Speculative bubbles always form in financial markets when there is euphoria around an asset that is considered innovative or revolutionary. In the late 1990s, the recession that resulted from the financial markets came from the stock market, and more specifically from tech companies. Indeed, in the 1990s, the stock market experienced a bubble from tech stocks.

A speculative bubble is defined as a spike in asset values within a particular industry, commodity, or asset class to unsubstantiated levels, fueled by irrational speculative activity that is not supported by the fundamentals. The speculative bubble of the 1990s was known as the dot-com bubble.
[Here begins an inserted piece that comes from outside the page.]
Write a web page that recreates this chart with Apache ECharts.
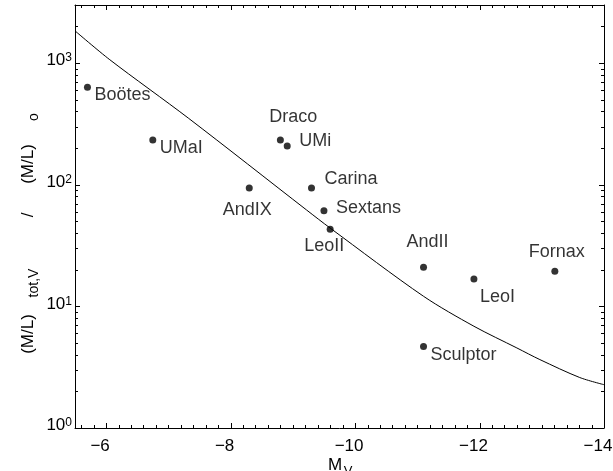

Today, we are again witnessing a new speculative bubble that resembles very much the dot-com bubble. But it is not the dot-com bubble even though it mainly involves tech companies. The current bubble we are witnessing is the AI bubble.

Could the collapse of the AI bubble be worse than that of the dot-com bubble? Economist David Rosenberg, known for his contrarian views, had predicted that the current AI boom could collapse like late 1990s dot-com stocks. According to Rosenberg, the AI surge has striking similarities to the 1990s dot-com boom—particularly when it comes to the Nasdaq 100 breakout over the past six months. He believes that the enthusiasm surrounding AI has become a major distraction from recession risks.

The dot-com bubble burst when capital dried up after a massive adoption of the internet and a proliferation of available venture capital into internet-based companies, especially startups which had no track record of success. Between 1995 and March 2000, the Nasdaq Composite stock market index rose 800%, only to fall 740% from its peak by October 2002, giving up all its gains during the bubble. The burst of the dot-com bubble sank the S&P 500 by roughly 50%.

Nasdaq Composite YTD

Source: Google Finance

This week, Nvidia’s blowout quarter helped drive AI excitement to new levels. The chipmaker boosted its yearly forecast after delivering a strong quarterly earnings beat after Wednesday’s market close. Nvidia CEO Jensen Huang cited booming demand for its AI chips. Nvidia stock gained more than 24% after the report and is now up 133% over the last six months. AI competitors such as Alphabet, Microsoft, and Palantir are also seeing a strong stock surge. The Nasdaq Composite increased 24.53% on a year-to-date basis. For investors wanting to look into this theme for their portfolios, caution is warranted. Exposure can be gained through the individual companies developing the technology or through broader thematic exchange-traded funds such as Artificial Intelligence ETF.

While the dot-com bubble was caused by unrealistically high stock valuations and lack of earnings, the tech current bubble was triggered by the hype around artificial intelligence and the things that it could do to further facilitate human activity. Could the AI bubble potentially create a recession if it burst? It will all depend on its impact. It is fair to say that the possibility of an AI bubble burst could create a recession because the gains of the Nasdaq Composite mainly consist of tech stocks that are all investing in artificial intelligence. A crash of the Nasdaq Composite will undeniably have serious consequences on the entire stock market.